▶ **Source data**:

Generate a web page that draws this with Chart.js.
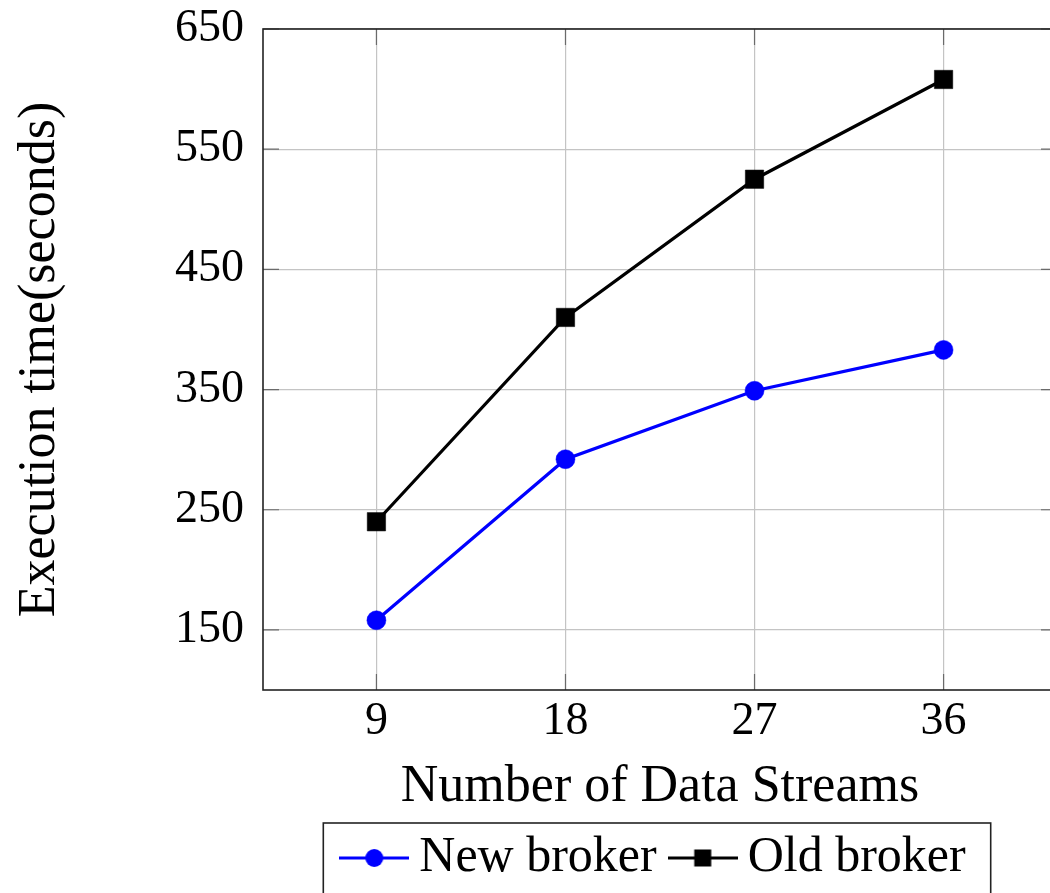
<!DOCTYPE html>
<html><head><meta charset="utf-8">
<script src="https://cdn.jsdelivr.net/npm/chart.js@4.4.1/dist/chart.umd.min.js"></script>
<style>
html,body{margin:0;padding:0;overflow:hidden;background:#fff;width:1050px;height:893px}
#wrap{position:absolute;left:0;top:0;width:1320px;height:910px}
</style>
</head><body><div id="wrap"><canvas id="c" width="1320" height="910"></canvas></div>
<script>
const categories = ['9', '18', '27', '36'];
const newBroker = [158, 292, 349, 383];
const oldBroker = [240, 410, 525, 608];
const yTicks = [150, 250, 350, 450, 550, 650];
const seriesNames = ['New broker', 'Old broker'];
const xTitle = 'Number of Data Streams';
const yTitle = 'Execution time(seconds)';

const FONT = "'Liberation Serif', 'Times New Roman', serif";
const LEGEND_PAD = 26;
const LEGEND_FONT = 50;

function legendImg(color, style) {
  const c = document.createElement('canvas');
  c.width = 70; c.height = 24;
  const g = c.getContext('2d');
  g.strokeStyle = color; g.lineWidth = 3;
  g.beginPath(); g.moveTo(0, 12); g.lineTo(70, 12); g.stroke();
  g.fillStyle = color;
  if (style === 'circle') { g.beginPath(); g.arc(35, 12, 9, 0, Math.PI * 2); g.fill(); }
  else { g.fillRect(35 - 8.5, 12 - 8.5, 17, 17); }
  return c;
}
const legendImgs = [legendImg('#0000ff', 'circle'), legendImg('#000000', 'rect')];

const framePlugin = {
  id: 'frame',
  afterUpdate(chart) {
    // centre the legend under the plot area rather than the whole canvas
    const lg = chart.legend;
    if (!lg) return;
    const a = chart.chartArea;
    const shift = (a.left + a.right) / 2 - (lg.left + lg.right) / 2;
    lg.left += shift; lg.right += shift;
  },
  beforeDatasetsDraw(chart) {
    const {ctx, chartArea: a, scales: {x, y}} = chart;
    const tl = 16;
    ctx.save();
    ctx.strokeStyle = '#6a6a6a'; ctx.lineWidth = 1.2;
    x.ticks.forEach(t => {
      const px = x.getPixelForValue(t.value);
      ctx.beginPath();
      ctx.moveTo(px, a.bottom); ctx.lineTo(px, a.bottom - tl);
      ctx.moveTo(px, a.top); ctx.lineTo(px, a.top + tl);
      ctx.stroke();
    });
    y.ticks.forEach(t => {
      const py = y.getPixelForValue(t.value);
      ctx.beginPath();
      ctx.moveTo(a.left, py); ctx.lineTo(a.left + tl, py);
      ctx.moveTo(a.right, py); ctx.lineTo(a.right - tl, py);
      ctx.stroke();
    });
    ctx.strokeStyle = '#222'; ctx.lineWidth = 1.6;
    ctx.strokeRect(a.left, a.top, a.right - a.left, a.bottom - a.top);
    ctx.restore();
  },
  afterDraw(chart) {
    const lg = chart.legend;
    if (!lg || !lg.legendHitBoxes || !lg.legendHitBoxes.length) return;
    const hb = lg.legendHitBoxes;
    let total = 0;
    hb.forEach(h => { total += h.width; });
    total += LEGEND_PAD * (hb.length - 1);
    const start = (lg.left + LEGEND_PAD + lg.right - lg.lineWidths[0]) / 2;
    const cy = lg.top + LEGEND_PAD + LEGEND_FONT / 2;
    const ctx = chart.ctx;
    ctx.save();
    ctx.strokeStyle = '#222'; ctx.lineWidth = 1.6;
    const l = start - 31, r = start + total + 25;
    ctx.strokeRect(l, cy - 35, r - l, 72);
    ctx.restore();
  }
};

new Chart(document.getElementById('c'), {
  type: 'line',
  data: {
    datasets: [
      {
        label: seriesNames[0],
        data: newBroker.map((v, i) => ({x: i, y: v})),
        borderColor: '#0000ff', backgroundColor: '#0000ff',
        borderWidth: 3.2, pointStyle: 'circle', pointRadius: 9.5,
        pointBorderWidth: 0.5, pointBackgroundColor: '#0000ff', pointBorderColor: '#0000ff',
        tension: 0
      },
      {
        label: seriesNames[1],
        data: oldBroker.map((v, i) => ({x: i, y: v})),
        borderColor: '#000000', backgroundColor: '#000000',
        borderWidth: 3.2, pointStyle: 'rect', pointRadius: 13,
        pointBorderWidth: 0.5, pointBackgroundColor: '#000000', pointBorderColor: '#000000',
        tension: 0
      }
    ]
  },
  options: {
    responsive: false,
    animation: false,
    devicePixelRatio: 1,
    layout: {padding: {top: 29, right: 263, left: 0, bottom: 17}},
    plugins: {
      tooltip: {enabled: false},
      legend: {
        position: 'bottom',
        labels: {
          usePointStyle: true,
          pointStyleWidth: 40,
          padding: LEGEND_PAD,
          color: '#000',
          font: {family: FONT, size: LEGEND_FONT},
          generateLabels(chart) {
            const items = Chart.defaults.plugins.legend.labels.generateLabels(chart);
            items.forEach((it, i) => { it.pointStyle = legendImgs[i]; });
            return items;
          }
        }
      }
    },
    scales: {
      x: {
        type: 'linear', min: -0.6, max: 3.6,
        afterBuildTicks(s) { s.ticks = categories.map((c, i) => ({value: i})); },
        afterFit(s) { s.height = 117; },
        ticks: {
          callback: (v) => categories[v],
          color: '#000', padding: 4,
          font: {family: FONT, size: 46}
        },
        grid: {color: '#c4c4c4', lineWidth: 1.2, drawTicks: false},
        border: {display: false},
        title: {display: true, text: xTitle, color: '#000', padding: {top: 0, bottom: 0},
          font: {family: FONT, size: 52, lineHeight: 0.75}}
      },
      y: {
        type: 'linear', min: 100, max: 650,
        afterBuildTicks(s) { s.ticks = yTicks.map(v => ({value: v})); },
        afterFit(s) { s.width = 263; s.paddingTop = 0; s.paddingBottom = 0; },
        ticks: {color: '#000', padding: 19, font: {family: FONT, size: 46}},
        grid: {color: '#c4c4c4', lineWidth: 1.2, drawTicks: false},
        border: {display: false},
        title: {display: true, text: yTitle, color: '#000', padding: {top: 14, bottom: 0},
          font: {family: FONT, size: 52, lineHeight: 1.0}}
      }
    }
  },
  plugins: [framePlugin]
});
</script>
</body></html>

▶ **Problem requirements**:
Give again exactly the lines running from the beginning of the material above through the line that contains "const yTitle = 'Execution time(seconds)';", and leave out every picture.

▶ **Solution to the exercise**:
Generate a web page that draws this with Chart.js.
<!DOCTYPE html>
<html><head><meta charset="utf-8">
<script src="https://cdn.jsdelivr.net/npm/chart.js@4.4.1/dist/chart.umd.min.js"></script>
<style>
html,body{margin:0;padding:0;overflow:hidden;background:#fff;width:1050px;height:893px}
#wrap{position:absolute;left:0;top:0;width:1320px;height:910px}
</style>
</head><body><div id="wrap"><canvas id="c" width="1320" height="910"></canvas></div>
<script>
const categories = ['9', '18', '27', '36'];
const newBroker = [158, 292, 349, 383];
const oldBroker = [240, 410, 525, 608];
const yTicks = [150, 250, 350, 450, 550, 650];
const seriesNames = ['New broker', 'Old broker'];
const xTitle = 'Number of Data Streams';
const yTitle = 'Execution time(seconds)';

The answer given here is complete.